Ils sont nombreux, ces mineurs qui ont abandonné l’école pour le concassage de gravier pendant que les enfants de leur âge sont sur les bancs de l’école. Ils passent les journées sous le soleil marteau en mains. Reportage
En cette matinée de décembre 2019, l’air frais de l’harmattan balaye les visages. Le soleil est déjà haut au quartier Gassi dans le 7ème arrondissement. A quelques encablures des locaux d’une entreprise de construction et à un jet de pierre de l’Assemblée nationale, on aperçoit des sacs remplis des graviers exposés. Sous un arbre, des enfants âgés d’à peine 14 ans, marteaux en main tapent sur des gravillons pour les transformer en petits cailloux.

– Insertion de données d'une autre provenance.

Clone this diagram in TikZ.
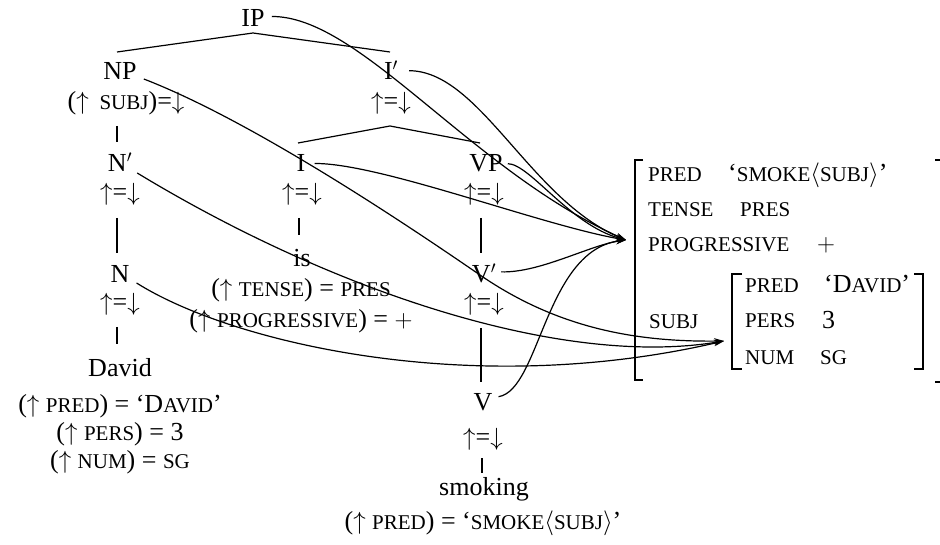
\documentclass[tikz,border=0pt]{standalone}
\usepackage{fontspec}
\setmainfont{Liberation Serif}
\usetikzlibrary{arrows.meta,calc}
\newcommand\sk[1]{{\fontsize{21}{25}\selectfont #1}}
\newcommand\up{$\uparrow$}
\newcommand\dn{$\downarrow$}
\tikzset{
  tl/.style={inner sep=4pt, anchor=base, font=\fontsize{26}{31}\selectfont},
  ann/.style={inner sep=0pt, anchor=base, font=\fontsize{26}{31}\selectfont},
  fs/.style={inner sep=0pt, anchor=base west, font=\fontsize{26}{31}\selectfont},
  tr/.style={line width=1.2pt},
  brk/.style={line width=1.6pt},
  cv/.style={line width=1.2pt, -{Stealth[length=10pt,width=6pt]}},
}
\begin{document}
\begin{tikzpicture}[x=1pt,y=-1pt]
\useasboundingbox (0,0) rectangle (940,545);
% tree nodes
\node[tl] (IP) at (253,27) {IP};
\node[tl] (NP) at (120,80) {NP};
\node[tl] (I1) at (391,80) {I$'$};
\node[ann] (NPa) at (126,110) {(\up\ \,\sk{SUBJ})=\dn};
\node[ann] (I1a) at (391,110) {\up=\dn};
\node[tl] (N1) at (120,172) {N$'$};
\node[tl] (I) at (301,172) {I};
\node[tl] (VP) at (486,172) {VP};
\node[ann] (N1a) at (120,201) {\up=\dn};
\node[ann] (Ia) at (302,201) {\up=\dn};
\node[ann] (VPa) at (484,201) {\up=\dn};
\node[tl] (is) at (302,267) {is};
\node[tl] (N) at (120,283) {N};
\node[tl] (V1) at (484,283) {V$'$};
\node[ann] (isa) at (301,297) {(\up\ \sk{TENSE}) = \sk{PRES}};
\node[ann] (Na) at (120,311) {\up=\dn};
\node[ann] (V1a) at (484,311) {\up=\dn};
\node[ann] (isb) at (301,327) {(\up\ \sk{PROGRESSIVE}) = $+$};
\node[tl] (David) at (120,377) {David};
\node[ann] (Da) at (120,412) {(\up\ \sk{PRED}) = `D\sk{AVID}'};
\node[ann] (Db) at (120,440) {(\up\ \sk{PERS}) = 3};
\node[ann] (Dc) at (120,468) {(\up\ \sk{NUM}) = \sk{SG}};
\node[tl] (V) at (483,410) {V};
\node[ann] (Va) at (483,445) {\up=\dn};
\node[tl] (smoking) at (484,495) {smoking};
\node[ann] (sma) at (483,529) {(\up\ \sk{PRED}) = `\sk{SMOKE}$\langle$\sk{SUBJ}$\rangle$'};
% f-structure
\node[fs] (fpred) at (648,182) {\sk{PRED}};
\node[fs] (fpredv) at (728,182) {`\sk{SMOKE}$\langle$\sk{SUBJ}$\rangle$'};
\node[fs] (ftense) at (648,217) {\sk{TENSE}};
\node[fs] (ftensev) at (740,217) {\sk{PRES}};
\node[fs] (fprog) at (648,252) {\sk{PROGRESSIVE}};
\node[fs] (fprogv) at (817,252) {$+$};
\node[fs] (fsubj) at (649,329) {\sk{SUBJ}};
\node[fs] (gpred) at (745,293) {\sk{PRED}};
\node[fs] (gpredv) at (824,293) {`D\sk{AVID}'};
\node[fs] (gpers) at (745,328) {\sk{PERS}};
\node[fs] (gpersv) at (822,329) {3};
\node[fs] (gnum) at (745,364) {\sk{NUM}};
\node[fs] (gnumv) at (820,364) {\sk{SG}};
\draw[brk] (643,160) -- (635,160) -- (635,380) -- (643,380);
\draw[brk] (935,160) -- (942,160) -- (942,382) -- (935,382);
\draw[brk] (742,274) -- (732,274) -- (732,369) -- (742,369);
\draw[brk] (914,274) -- (923,274) -- (923,369) -- (914,369);
\coordinate (f1) at (626,240);
\coordinate (f2) at (724,341);
% tree lines
\draw[tr] ($(NP.base)+(-3,-28)$) -- ($(IP.base)+(0,6)$) -- ($(I1.base)+(-1,-28)$);
\draw[tr] ($(I.base)+(-3,-29)$) -- ($(I1.base)+(-1,46)$) -- ($(VP.base)+(-6,-29)$);
\draw[tr] ($(N1.base)+(-3,-46)$) -- ++(0,16);
\draw[tr] ($(N.base)+(-3,-65)$) -- ++(0,35);
\draw[tr] ($(David.base)+(-3,-50)$) -- ++(0,17);
\draw[tr] ($(is.base)+(-3,-49)$) -- ++(0,17);
\draw[tr] ($(V1.base)+(-3,-65)$) -- ++(0,35);
\draw[tr] ($(V.base)+(-2,-82)$) -- ++(0,54);
\draw[tr] ($(smoking.base)+(-2,-37)$) -- ++(0,15);
% correspondence arrows
\draw[cv] ($(IP.east)+(3,-2)$) .. controls (360,16) and (470,170) .. (f1);
\draw[cv] ($(I1.east)+(7,0)$) .. controls (480,71) and (530,200) .. (f1);
\draw[cv] ($(I.east)+(5,0)$) .. controls (380,163) and (540,225) .. (f1);
\draw[cv] ($(VP.east)+(1,0)$) .. controls (530,164) and (570,225) .. (f1);
\draw[cv] ($(V1.east)+(1,-2)$) .. controls (540,273) and (590,245) .. (f1);
\draw[cv] ($(V.east)+(2,-5)$) .. controls (540,390) and (545,250) .. (f1);
\draw[cv] ($(NP.base east)+(3,-1)$) .. controls (250,120) and (400,220) .. (480,275) .. controls (560,330) and (640,342) .. (f2);
\draw[cv] ($(N1.base east)+(1,1)$) .. controls (330,290) and (560,368) .. (f2);
\draw[cv] ($(N.base east)+(3,0)$) .. controls (230,342) and (470,400) .. (f2);
\end{tikzpicture}
\end{document}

Vêtu d’un T-shirt noir, Moussa Abdoulaye observe ses coéquipiers qui travaillent. « Ici c’est le groupe Alwassat de gravier », informe-t-il faisant allusion au parti politique dont l’affiche surplombe les lieux. Juste à côté de ce groupe, une autre équipe échange avec Abdoulaye, potentiel acheteur. « Nous avons trois sacs de gravier, veux-tu les prendre ?», lui lance Mahamat Issa, 15 ans environ, engoncé dans un boubou rougi par la poussière de gravier. « Notre papa travaille à Cgcoc (Ndlr : L’entreprise de construction dont les locaux se trouvent non loin), c’est de là-bas qu’il nous apporte des blocs que nous transformons en gravier », raconte Mahamat Issa. « Nous cassons ces gravillons avec les marteaux, nous le vendons à 1500 francs Cfa, le sac de ciment », explique Hassan, 12 ans.
Selon lui, les clients revendent à leur tour le sac à 2 000 francs Cfa. C’est un travail que ces enfants préfèrent au détriment de l’école. « Nous utilisons cet argent pour acheter les habits, aller au ciné-club pour suivre les matchs de football », raconte Brahim marteau à la main.
Certains enfants reconnaissent qu’ils font ce travail à l’insu de leurs parents. Embauchés par des personnes plus âgées, ils sont payés à la tâche. Hassan a quitté l’école en classe de CM2, il y a de cela 3 ans pour cette activité. Il travaille en duo avec Jacques. Mais souvent, les choses ne se passent pas comme il se doit. Son compère Jacques complète, « Nous travaillons ici en duo, mais le véritable problème, ce sont nos maitres, ils nous refusent de l’eau, à manger. Une fois nous déposés le gravillon, ils nous abandonnent. Or si quelqu’un finit son travail sans toutefois déposer le gravier au bord de la voie bitumée, son argent est confisqué automatiquement », rapporte un enfant. Malgré les maltraitances, ils indiquent préférer le concassage à l’école qui ne les arrange pas.